**Collected data:**

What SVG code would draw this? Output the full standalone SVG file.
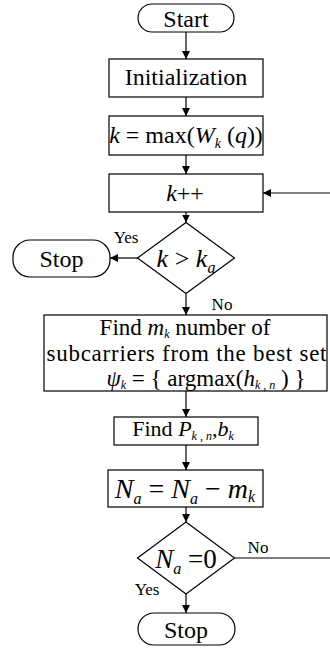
<svg xmlns="http://www.w3.org/2000/svg" width="330" height="653" viewBox="0 0 330 653" font-family="Liberation Serif, Times New Roman, serif">
<defs>
<marker id="ah" viewBox="0 0 10 10" refX="10" refY="5" markerWidth="8" markerHeight="8" markerUnits="userSpaceOnUse" orient="auto">
<path d="M0,0 L10,5 L0,10 Z" fill="#000"/>
</marker>
</defs>
<style>
.s{fill:#fff;stroke:#000;stroke-width:1.2}
text{fill:#000;text-anchor:middle}
.t{font-size:24px}
.f{font-size:23px}
.l{font-size:17px}
.i{font-style:italic}
.sub{font-size:14px}
.fs{font-size:12px}
.c line,.c path{stroke:#000;stroke-width:1.2;fill:none}
.a{marker-end:url(#ah)}
</style>
<g class="c" id="connectors">
<line class="a" x1="186" y1="32" x2="186" y2="59"/>
<line class="a" x1="186" y1="97" x2="186" y2="116"/>
<line class="a" x1="186" y1="155" x2="186" y2="174"/>
<line class="a" x1="186" y1="212" x2="186" y2="222.5"/>
<line class="a" x1="330" y1="193" x2="263" y2="193"/>
<line class="a" x1="138" y1="258" x2="110" y2="258"/>
<line class="a" x1="186" y1="293.5" x2="186" y2="315"/>
<line class="a" x1="186" y1="391" x2="186" y2="417"/>
<line class="a" x1="186" y1="445" x2="186" y2="470"/>
<line class="a" x1="186" y1="507" x2="186" y2="522"/>
<line x1="234.5" y1="558" x2="330" y2="558"/>
<line class="a" x1="186" y1="594" x2="186" y2="613"/>
</g>
<g id="start">
<rect class="s" x="138" y="4" width="96" height="28" rx="14"/>
<text class="t" x="186" y="27">Start</text>
</g>
<g id="init">
<rect class="s" x="109" y="59" width="154" height="38"/>
<text class="t" x="186" y="85">Initialization</text>
</g>
<g id="kmax">
<rect class="s" x="109" y="116" width="154" height="39"/>
<text class="t" x="186" y="143"><tspan class="i">k</tspan> = max(<tspan class="i">W</tspan><tspan class="i sub" dy="5">k</tspan><tspan dy="-5"> (</tspan><tspan class="i">q</tspan>))</text>
</g>
<g id="kinc">
<rect class="s" x="109" y="174" width="154" height="38"/>
<text class="t" x="185" y="201"><tspan class="i">k</tspan>++</text>
</g>
<g id="dec1">
<path class="s" d="M186,222.5 L234.5,258 L186,293.5 L137.5,258 Z"/>
<text style="font-size:26px" x="186" y="267"><tspan class="i">k</tspan> &gt; <tspan class="i">k</tspan><tspan class="i" style="font-size:16px" dy="6">a</tspan></text>
<text class="l" x="126" y="243">Yes</text>
<text class="l" x="222" y="310">No</text>
</g>
<g id="stop1">
<rect class="s" x="13" y="240" width="97" height="37" rx="17"/>
<text class="t" x="61.5" y="267">Stop</text>
</g>
<g id="find">
<rect class="s" x="44" y="315" width="283" height="76"/>
<text class="f"><tspan x="185" y="335">Find <tspan class="i">m</tspan><tspan class="i fs" dy="3">k</tspan><tspan dy="-3"> number of</tspan></tspan><tspan x="186.5" y="361" textLength="280" lengthAdjust="spacing">subcarriers from the best set</tspan><tspan x="206" y="386"><tspan class="i">ψ</tspan><tspan class="i fs" dy="3">k</tspan><tspan dy="-3"> = { argmax(</tspan><tspan class="i">h</tspan><tspan class="i fs" dy="3">k , n</tspan><tspan dy="-3"> ) }</tspan></tspan></text>
</g>
<g id="findp">
<rect class="s" x="114" y="417" width="144" height="28"/>
<text style="font-size:22px" x="183" y="436">Find  <tspan class="i">P</tspan><tspan class="i fs" dy="4">k , n</tspan><tspan dy="-4">,</tspan><tspan class="i">b</tspan><tspan class="i fs" dy="4">k</tspan></text>
</g>
<g id="update">
<rect class="s" x="108" y="470" width="155" height="37"/>
<text style="font-size:28px" x="185" y="498"><tspan class="i">N</tspan><tspan class="i" style="font-size:16px" dy="6">a</tspan><tspan dy="-6"> = </tspan><tspan class="i">N</tspan><tspan class="i" style="font-size:16px" dy="6">a</tspan><tspan dy="-6"> − </tspan><tspan class="i">m</tspan><tspan class="i" style="font-size:16px" dy="4">k</tspan></text>
</g>
<g id="dec2">
<path class="s" d="M186,522 L234.5,558 L186,594 L137.5,558 Z"/>
<text style="font-size:27px" x="186" y="568"><tspan class="i">N</tspan><tspan class="i" style="font-size:16px" dy="6">a</tspan><tspan dy="-6"> =0</tspan></text>
<text class="l" x="258" y="553">No</text>
<text class="l" x="147" y="595">Yes</text>
</g>
<g id="stop2">
<rect class="s" x="138" y="613" width="97" height="32" rx="16"/>
<text class="t" x="186" y="638">Stop</text>
</g>
</svg>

**Task details:**
Restate the whole listing above exactly, except for its images.

**Exercise solution:**
What SVG code would draw this? Output the full standalone SVG file.
<svg xmlns="http://www.w3.org/2000/svg" width="330" height="653" viewBox="0 0 330 653" font-family="Liberation Serif, Times New Roman, serif">
<defs>
<marker id="ah" viewBox="0 0 10 10" refX="10" refY="5" markerWidth="8" markerHeight="8" markerUnits="userSpaceOnUse" orient="auto">
<path d="M0,0 L10,5 L0,10 Z" fill="#000"/>
</marker>
</defs>
<style>
.s{fill:#fff;stroke:#000;stroke-width:1.2}
text{fill:#000;text-anchor:middle}
.t{font-size:24px}
.f{font-size:23px}
.l{font-size:17px}
.i{font-style:italic}
.sub{font-size:14px}
.fs{font-size:12px}
.c line,.c path{stroke:#000;stroke-width:1.2;fill:none}
.a{marker-end:url(#ah)}
</style>
<g class="c" id="connectors">
<line class="a" x1="186" y1="32" x2="186" y2="59"/>
<line class="a" x1="186" y1="97" x2="186" y2="116"/>
<line class="a" x1="186" y1="155" x2="186" y2="174"/>
<line class="a" x1="186" y1="212" x2="186" y2="222.5"/>
<line class="a" x1="330" y1="193" x2="263" y2="193"/>
<line class="a" x1="138" y1="258" x2="110" y2="258"/>
<line class="a" x1="186" y1="293.5" x2="186" y2="315"/>
<line class="a" x1="186" y1="391" x2="186" y2="417"/>
<line class="a" x1="186" y1="445" x2="186" y2="470"/>
<line class="a" x1="186" y1="507" x2="186" y2="522"/>
<line x1="234.5" y1="558" x2="330" y2="558"/>
<line class="a" x1="186" y1="594" x2="186" y2="613"/>
</g>
<g id="start">
<rect class="s" x="138" y="4" width="96" height="28" rx="14"/>
<text class="t" x="186" y="27">Start</text>
</g>
<g id="init">
<rect class="s" x="109" y="59" width="154" height="38"/>
<text class="t" x="186" y="85">Initialization</text>
</g>
<g id="kmax">
<rect class="s" x="109" y="116" width="154" height="39"/>
<text class="t" x="186" y="143"><tspan class="i">k</tspan> = max(<tspan class="i">W</tspan><tspan class="i sub" dy="5">k</tspan><tspan dy="-5"> (</tspan><tspan class="i">q</tspan>))</text>
</g>
<g id="kinc">
<rect class="s" x="109" y="174" width="154" height="38"/>
<text class="t" x="185" y="201"><tspan class="i">k</tspan>++</text>
</g>
<g id="dec1">
<path class="s" d="M186,222.5 L234.5,258 L186,293.5 L137.5,258 Z"/>
<text style="font-size:26px" x="186" y="267"><tspan class="i">k</tspan> &gt; <tspan class="i">k</tspan><tspan class="i" style="font-size:16px" dy="6">a</tspan></text>
<text class="l" x="126" y="243">Yes</text>
<text class="l" x="222" y="310">No</text>
</g>
<g id="stop1">
<rect class="s" x="13" y="240" width="97" height="37" rx="17"/>
<text class="t" x="61.5" y="267">Stop</text>
</g>
<g id="find">
<rect class="s" x="44" y="315" width="283" height="76"/>
<text class="f"><tspan x="185" y="335">Find <tspan class="i">m</tspan><tspan class="i fs" dy="3">k</tspan><tspan dy="-3"> number of</tspan></tspan><tspan x="186.5" y="361" textLength="280" lengthAdjust="spacing">subcarriers from the best set</tspan><tspan x="206" y="386"><tspan class="i">ψ</tspan><tspan class="i fs" dy="3">k</tspan><tspan dy="-3"> = { argmax(</tspan><tspan class="i">h</tspan><tspan class="i fs" dy="3">k , n</tspan><tspan dy="-3"> ) }</tspan></tspan></text>
</g>
<g id="findp">
<rect class="s" x="114" y="417" width="144" height="28"/>
<text style="font-size:22px" x="183" y="436">Find  <tspan class="i">P</tspan><tspan class="i fs" dy="4">k , n</tspan><tspan dy="-4">,</tspan><tspan class="i">b</tspan><tspan class="i fs" dy="4">k</tspan></text>
</g>
<g id="update">
<rect class="s" x="108" y="470" width="155" height="37"/>
<text style="font-size:28px" x="185" y="498"><tspan class="i">N</tspan><tspan class="i" style="font-size:16px" dy="6">a</tspan><tspan dy="-6"> = </tspan><tspan class="i">N</tspan><tspan class="i" style="font-size:16px" dy="6">a</tspan><tspan dy="-6"> − </tspan><tspan class="i">m</tspan><tspan class="i" style="font-size:16px" dy="4">k</tspan></text>
</g>
<g id="dec2">
<path class="s" d="M186,522 L234.5,558 L186,594 L137.5,558 Z"/>
<text style="font-size:27px" x="186" y="568"><tspan class="i">N</tspan><tspan class="i" style="font-size:16px" dy="6">a</tspan><tspan dy="-6"> =0</tspan></text>
<text class="l" x="258" y="553">No</text>
<text class="l" x="147" y="595">Yes</text>
</g>
<g id="stop2">
<rect class="s" x="138" y="613" width="97" height="32" rx="16"/>
<text class="t" x="186" y="638">Stop</text>
</g>
</svg>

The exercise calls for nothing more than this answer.